The company also replaced the equipment of the legendary Preservation Hall Jazz Band. In town for the recent annual Jazz and Heritage Festival, where he guested with The Dave Matthews Band and sang "Stand By Me" with The New Birth Brass Band, The Edge also sat in with the Preservation Hall band, most of whom are in their sixties and seventies. "They ended up learning a kind of Dixieland version of "Vertigo", which was so brilliant!" he chuckles.
Musicians have rallied around the city, with charity events such as the New York MTV/MusiCares concert featuring Bruce Springsteen, Elvis Costello, Allen Toussaint, Dr John and a host of other notables. Quint Davis, organiser of the annual New Orleans Jazz Heritage Festival, was elated that the likes of Costello, Springsteen and Bob Dylan all agreed to play this year, ensuring a sizeable audience. Other initiatives included a ticket auction which raised more than $100,000, and Gibson's Music Rising guitar, a limited-edition Les Paul made from wood sourced from the devastated area, which quickly sold out.

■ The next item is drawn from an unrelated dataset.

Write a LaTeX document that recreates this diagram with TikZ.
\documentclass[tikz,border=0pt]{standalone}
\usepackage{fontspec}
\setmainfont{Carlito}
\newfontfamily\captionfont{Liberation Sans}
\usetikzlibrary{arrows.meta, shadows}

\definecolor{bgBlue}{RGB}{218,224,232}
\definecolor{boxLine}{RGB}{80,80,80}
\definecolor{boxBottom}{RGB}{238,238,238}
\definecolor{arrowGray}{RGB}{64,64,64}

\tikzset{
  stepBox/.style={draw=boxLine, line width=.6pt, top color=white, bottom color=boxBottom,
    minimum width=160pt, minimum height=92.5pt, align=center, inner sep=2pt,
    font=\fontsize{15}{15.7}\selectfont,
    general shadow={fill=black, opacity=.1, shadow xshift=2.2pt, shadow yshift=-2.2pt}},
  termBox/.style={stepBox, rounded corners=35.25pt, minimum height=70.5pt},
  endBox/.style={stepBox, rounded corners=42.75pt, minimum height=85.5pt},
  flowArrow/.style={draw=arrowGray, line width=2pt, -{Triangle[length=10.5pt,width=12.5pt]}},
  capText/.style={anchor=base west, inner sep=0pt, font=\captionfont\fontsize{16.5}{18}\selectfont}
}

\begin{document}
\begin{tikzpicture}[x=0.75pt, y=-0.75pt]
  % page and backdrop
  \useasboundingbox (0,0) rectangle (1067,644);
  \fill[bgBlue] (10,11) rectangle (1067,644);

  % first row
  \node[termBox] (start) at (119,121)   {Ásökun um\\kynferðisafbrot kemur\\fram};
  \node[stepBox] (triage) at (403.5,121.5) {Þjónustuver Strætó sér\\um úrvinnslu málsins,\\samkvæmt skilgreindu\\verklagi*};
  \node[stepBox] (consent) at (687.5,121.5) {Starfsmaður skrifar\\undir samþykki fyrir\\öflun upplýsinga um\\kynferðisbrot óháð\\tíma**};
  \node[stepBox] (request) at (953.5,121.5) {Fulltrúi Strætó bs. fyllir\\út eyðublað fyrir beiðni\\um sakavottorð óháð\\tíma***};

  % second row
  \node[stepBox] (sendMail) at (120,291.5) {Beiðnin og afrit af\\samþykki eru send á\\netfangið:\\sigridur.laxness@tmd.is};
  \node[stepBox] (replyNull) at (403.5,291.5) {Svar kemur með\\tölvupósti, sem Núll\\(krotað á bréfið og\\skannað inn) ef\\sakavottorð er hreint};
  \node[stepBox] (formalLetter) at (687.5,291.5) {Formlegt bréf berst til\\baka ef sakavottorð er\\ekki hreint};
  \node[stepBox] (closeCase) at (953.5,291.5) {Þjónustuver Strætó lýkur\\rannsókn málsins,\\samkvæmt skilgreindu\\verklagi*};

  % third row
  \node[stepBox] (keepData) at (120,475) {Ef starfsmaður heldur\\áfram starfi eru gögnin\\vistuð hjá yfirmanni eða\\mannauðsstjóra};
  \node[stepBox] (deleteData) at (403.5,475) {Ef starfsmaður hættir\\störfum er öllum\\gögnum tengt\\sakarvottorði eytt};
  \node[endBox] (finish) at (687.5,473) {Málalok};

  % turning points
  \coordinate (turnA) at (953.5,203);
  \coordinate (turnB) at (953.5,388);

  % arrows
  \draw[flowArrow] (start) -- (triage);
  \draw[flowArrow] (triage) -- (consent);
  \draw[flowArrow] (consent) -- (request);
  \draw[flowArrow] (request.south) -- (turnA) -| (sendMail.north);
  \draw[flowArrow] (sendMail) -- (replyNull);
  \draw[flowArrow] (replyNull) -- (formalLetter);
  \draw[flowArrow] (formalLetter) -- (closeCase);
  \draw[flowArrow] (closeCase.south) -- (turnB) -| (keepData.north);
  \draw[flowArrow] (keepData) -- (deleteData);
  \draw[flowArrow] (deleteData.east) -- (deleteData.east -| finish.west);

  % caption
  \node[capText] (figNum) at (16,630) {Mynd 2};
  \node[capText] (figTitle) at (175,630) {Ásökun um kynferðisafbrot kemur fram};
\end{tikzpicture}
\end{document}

Gibson is now planning a more affordable, larger edition of a Music Rising Epiphone Casino, the guitar used by John and George in The Beatles' early years, and subsequently by such as Noel Gallagher and, indeed, The Edge. "What we're trying to do now with Music Rising is broaden things a little," he says. "We haven't done any press in Europe, primarily because it's an American initiative, but the Epiphone Music Rising guitar should have more relevance to Europe; and we'll be using a design that will also be available as a T-shirt. We're just trying to come up with ideas to raise cash.
The charity's next priority is to assist in the rebuilding of churches. "We rely on politicians too m\uch," The Edge concludes. "They don't necessarily have the skills to deal with a situation like this, or the vision. So it's down to the artists and the musicians who understand what's at stake. While I was walking around at the jazz festival, four or five musicians came up to me and said, 'Thanks for the new amp, man, it's got me back on the road,' or 'Thanks for the guitar.' It was really inspiring, an amazing feeling, and it showed that this really is making a difference."